Mr. Nakoula, 55, told associates he was "scared to death," according to published reports. Given the rage and at least one fatwa targeting him, his fears may be justified.

According to the local edition of the news website Patch, Mr. Nakoula's wife, two sons and a daughter were picked up at about 3:40 a.m from their home in Cerritos, Calif., a city of 50,000 in Los Angeles County, north of Long Beach. The family members wore hooded clothes to cover their heads and faces, the website said, and "quickly scurried" to unmarked sheriff's vehicles.

"All we did was pick them up and reunite them with Mr. Nakoula," said Steve Whitmore, a sheriff's department spokesman, as quoted by ABC News.

"What they told me is that for the time now and for the immediate future, for the weeks and months to come, they will not be returning to this address," he added.

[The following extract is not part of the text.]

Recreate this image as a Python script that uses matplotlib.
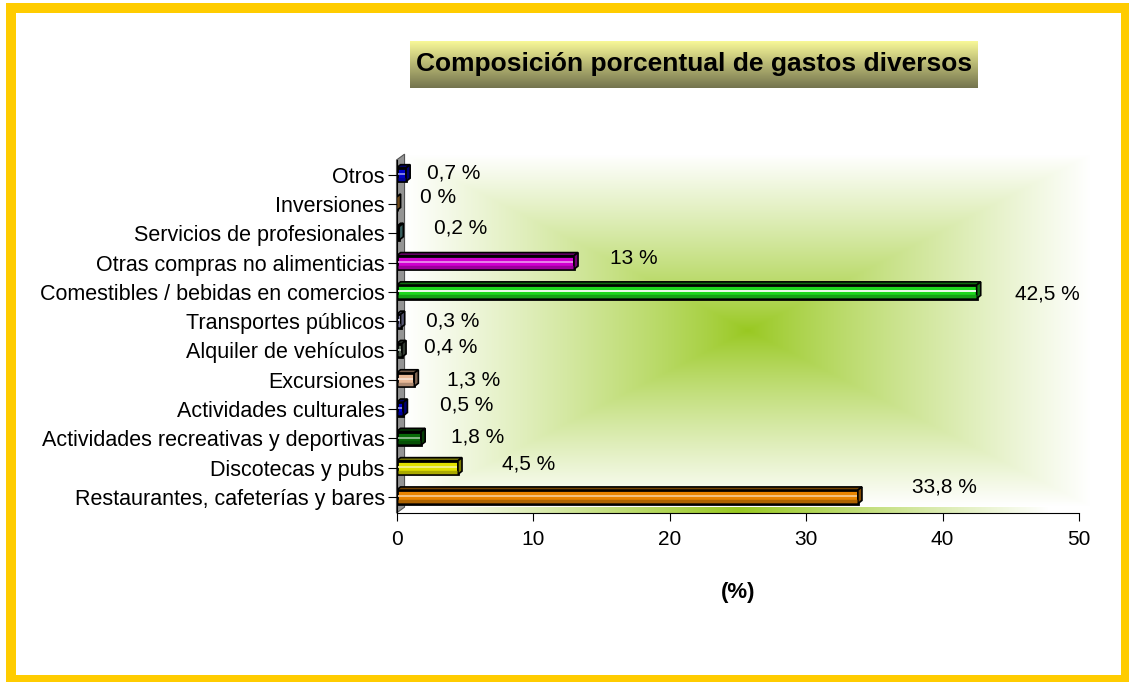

Mr. Nakoula's precise involvement with the film, Innocence of Muslims, remains unclear, although U.S. authorities believe he one of its principal creators. Although only clips of the film have been seen online, its depictions of the prophet Mohammed as a womanizer and killer have provoked a wave of deadly anti-American protests from the Middle East to Asia.

Outrage over the film – or, more accurately, a 14-minute trailer from it that has been translated into Arabic and is widely available on YouTube – has transformed Mr. Nakoula from an obscure fraudster into a fugitive target for jihadists.

In Iran, Supreme Leader Ayatollah Ali Khamenei told state-run Press TV that U.S. President Barack Obama and European leaders "must prove that they were not accomplices in this big crime" by banning the film and punishing those who made it.

Iranian Vice-President Mohammad Reza Rahimi said the country's agents "search for, track, and pursue this guilty person who ... has insulted 1.5 billion Muslims in the world."

Radical imam Ahmed Ashoush, a Cairo cleric linked to the current al-Qaeda leadership and Osama bin Laden, issued a fatwa – or religious edict – saying the "blood should be shed" of everyone involved in the making the film, and "their killing is a duty of every capable Muslim."

Mr. Nakoula was convicted in 1997 of possession of chemicals commonly used to make methamphetamine. In 2010 he was convicted of fraud in a scheme to use stolen identities to acquire credit cards. Sentenced to 21 months in jail, where he allegedly wrote the screenplay for Innocence of Muslims, he was paroled in June 2011. The film was shot months later.

At least some of the actors who appeared in the low-budget production, called "Desert Warriors" while it was being made, said they had no idea that it was intended to denigrate Islam.

Mr. Nakoula initially denied he was the driving force behind the film, but authorities have now linked him – or his aliases – to it.

The film reflects inflammatory accusations often made by a radical U.S.-based Coptic cleric Zakaria Botros Henein who was expelled from Egypt, where Copts form a significant minority. His son, Benyamin told the Los Angeles Times that he didn't believe his father was involved with the film, although, he said, the movie was "just the truth."

Demonstrations, some massive, continued Monday, nearly a week after the U.S. ambassador to Libya, Christopher Stevens, was killed in an assault on the Benghazi consulate that accompanied a protest against the film.

In Beirut, the rarely-seen head of Hezbollah, Sheik Hassan Nasrallah, told a rally of tens of thousands that the anti-Muslim film will spawn "very dangerous repercussions around the world."

Although many Arab capitals were quiet Monday, huge anti-American demonstrations staged outside U.S. diplomatic missions in Kabul, the Pakistani city of Karachi and the Indonesian capital of Jakarta.